:: Information supplied ::
- - -
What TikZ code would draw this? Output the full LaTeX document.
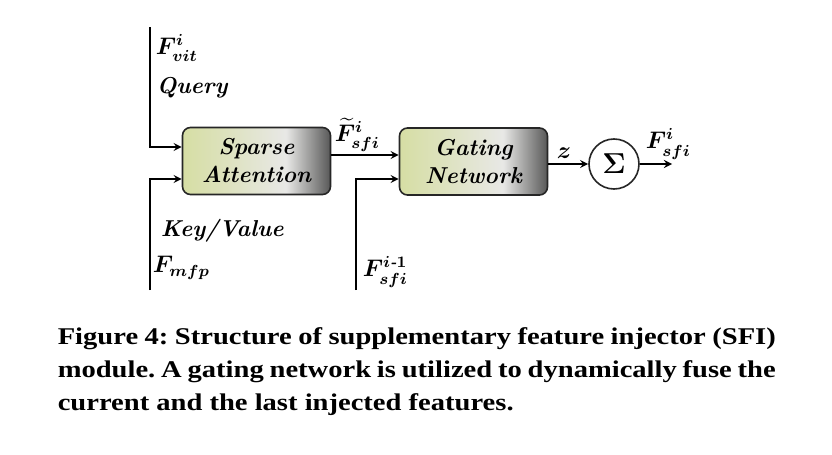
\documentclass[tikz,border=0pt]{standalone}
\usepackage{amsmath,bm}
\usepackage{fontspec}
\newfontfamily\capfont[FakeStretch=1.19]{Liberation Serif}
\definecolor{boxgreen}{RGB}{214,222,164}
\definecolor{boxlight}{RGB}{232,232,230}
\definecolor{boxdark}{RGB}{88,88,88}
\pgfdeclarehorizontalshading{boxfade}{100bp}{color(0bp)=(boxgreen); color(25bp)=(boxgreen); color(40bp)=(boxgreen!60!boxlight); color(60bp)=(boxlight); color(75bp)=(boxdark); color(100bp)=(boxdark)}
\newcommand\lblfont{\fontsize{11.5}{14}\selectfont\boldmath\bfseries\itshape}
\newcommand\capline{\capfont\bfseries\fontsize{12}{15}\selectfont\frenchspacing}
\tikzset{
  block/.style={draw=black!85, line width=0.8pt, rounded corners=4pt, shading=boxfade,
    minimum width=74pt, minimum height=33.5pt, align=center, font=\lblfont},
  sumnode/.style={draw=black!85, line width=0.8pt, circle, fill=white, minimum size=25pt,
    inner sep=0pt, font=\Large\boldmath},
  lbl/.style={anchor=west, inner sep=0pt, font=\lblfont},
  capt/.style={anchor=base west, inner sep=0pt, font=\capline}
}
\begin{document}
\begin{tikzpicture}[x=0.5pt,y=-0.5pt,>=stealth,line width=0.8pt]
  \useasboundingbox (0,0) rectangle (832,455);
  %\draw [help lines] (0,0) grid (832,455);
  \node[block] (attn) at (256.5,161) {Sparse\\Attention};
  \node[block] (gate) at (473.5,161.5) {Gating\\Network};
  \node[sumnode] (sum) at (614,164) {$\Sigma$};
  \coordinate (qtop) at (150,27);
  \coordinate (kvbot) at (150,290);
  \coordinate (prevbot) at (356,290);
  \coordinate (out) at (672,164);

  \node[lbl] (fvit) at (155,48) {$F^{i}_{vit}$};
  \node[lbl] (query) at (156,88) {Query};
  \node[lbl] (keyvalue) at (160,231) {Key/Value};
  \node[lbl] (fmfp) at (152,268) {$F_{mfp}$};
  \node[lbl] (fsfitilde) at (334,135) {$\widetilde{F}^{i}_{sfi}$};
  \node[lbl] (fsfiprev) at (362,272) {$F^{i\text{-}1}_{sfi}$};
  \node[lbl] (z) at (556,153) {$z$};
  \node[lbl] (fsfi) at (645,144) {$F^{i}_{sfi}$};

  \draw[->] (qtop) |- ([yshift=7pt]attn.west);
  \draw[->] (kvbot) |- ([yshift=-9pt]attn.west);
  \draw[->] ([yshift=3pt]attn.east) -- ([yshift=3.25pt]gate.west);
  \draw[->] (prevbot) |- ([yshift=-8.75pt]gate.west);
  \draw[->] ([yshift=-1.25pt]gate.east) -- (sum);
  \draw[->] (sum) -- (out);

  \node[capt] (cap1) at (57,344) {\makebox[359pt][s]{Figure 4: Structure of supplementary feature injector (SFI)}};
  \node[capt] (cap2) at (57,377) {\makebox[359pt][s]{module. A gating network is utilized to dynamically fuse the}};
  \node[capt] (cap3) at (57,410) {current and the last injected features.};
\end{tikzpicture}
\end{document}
- - -
:: To do ::
Write the listing out a second time exactly, dropping all images.

:: Complete output ::
What TikZ code would draw this? Output the full LaTeX document.
\documentclass[tikz,border=0pt]{standalone}
\usepackage{amsmath,bm}
\usepackage{fontspec}
\newfontfamily\capfont[FakeStretch=1.19]{Liberation Serif}
\definecolor{boxgreen}{RGB}{214,222,164}
\definecolor{boxlight}{RGB}{232,232,230}
\definecolor{boxdark}{RGB}{88,88,88}
\pgfdeclarehorizontalshading{boxfade}{100bp}{color(0bp)=(boxgreen); color(25bp)=(boxgreen); color(40bp)=(boxgreen!60!boxlight); color(60bp)=(boxlight); color(75bp)=(boxdark); color(100bp)=(boxdark)}
\newcommand\lblfont{\fontsize{11.5}{14}\selectfont\boldmath\bfseries\itshape}
\newcommand\capline{\capfont\bfseries\fontsize{12}{15}\selectfont\frenchspacing}
\tikzset{
  block/.style={draw=black!85, line width=0.8pt, rounded corners=4pt, shading=boxfade,
    minimum width=74pt, minimum height=33.5pt, align=center, font=\lblfont},
  sumnode/.style={draw=black!85, line width=0.8pt, circle, fill=white, minimum size=25pt,
    inner sep=0pt, font=\Large\boldmath},
  lbl/.style={anchor=west, inner sep=0pt, font=\lblfont},
  capt/.style={anchor=base west, inner sep=0pt, font=\capline}
}
\begin{document}
\begin{tikzpicture}[x=0.5pt,y=-0.5pt,>=stealth,line width=0.8pt]
  \useasboundingbox (0,0) rectangle (832,455);
  %\draw [help lines] (0,0) grid (832,455);
  \node[block] (attn) at (256.5,161) {Sparse\\Attention};
  \node[block] (gate) at (473.5,161.5) {Gating\\Network};
  \node[sumnode] (sum) at (614,164) {$\Sigma$};
  \coordinate (qtop) at (150,27);
  \coordinate (kvbot) at (150,290);
  \coordinate (prevbot) at (356,290);
  \coordinate (out) at (672,164);

  \node[lbl] (fvit) at (155,48) {$F^{i}_{vit}$};
  \node[lbl] (query) at (156,88) {Query};
  \node[lbl] (keyvalue) at (160,231) {Key/Value};
  \node[lbl] (fmfp) at (152,268) {$F_{mfp}$};
  \node[lbl] (fsfitilde) at (334,135) {$\widetilde{F}^{i}_{sfi}$};
  \node[lbl] (fsfiprev) at (362,272) {$F^{i\text{-}1}_{sfi}$};
  \node[lbl] (z) at (556,153) {$z$};
  \node[lbl] (fsfi) at (645,144) {$F^{i}_{sfi}$};

  \draw[->] (qtop) |- ([yshift=7pt]attn.west);
  \draw[->] (kvbot) |- ([yshift=-9pt]attn.west);
  \draw[->] ([yshift=3pt]attn.east) -- ([yshift=3.25pt]gate.west);
  \draw[->] (prevbot) |- ([yshift=-8.75pt]gate.west);
  \draw[->] ([yshift=-1.25pt]gate.east) -- (sum);
  \draw[->] (sum) -- (out);

  \node[capt] (cap1) at (57,344) {\makebox[359pt][s]{Figure 4: Structure of supplementary feature injector (SFI)}};
  \node[capt] (cap2) at (57,377) {\makebox[359pt][s]{module. A gating network is utilized to dynamically fuse the}};
  \node[capt] (cap3) at (57,410) {current and the last injected features.};
\end{tikzpicture}
\end{document}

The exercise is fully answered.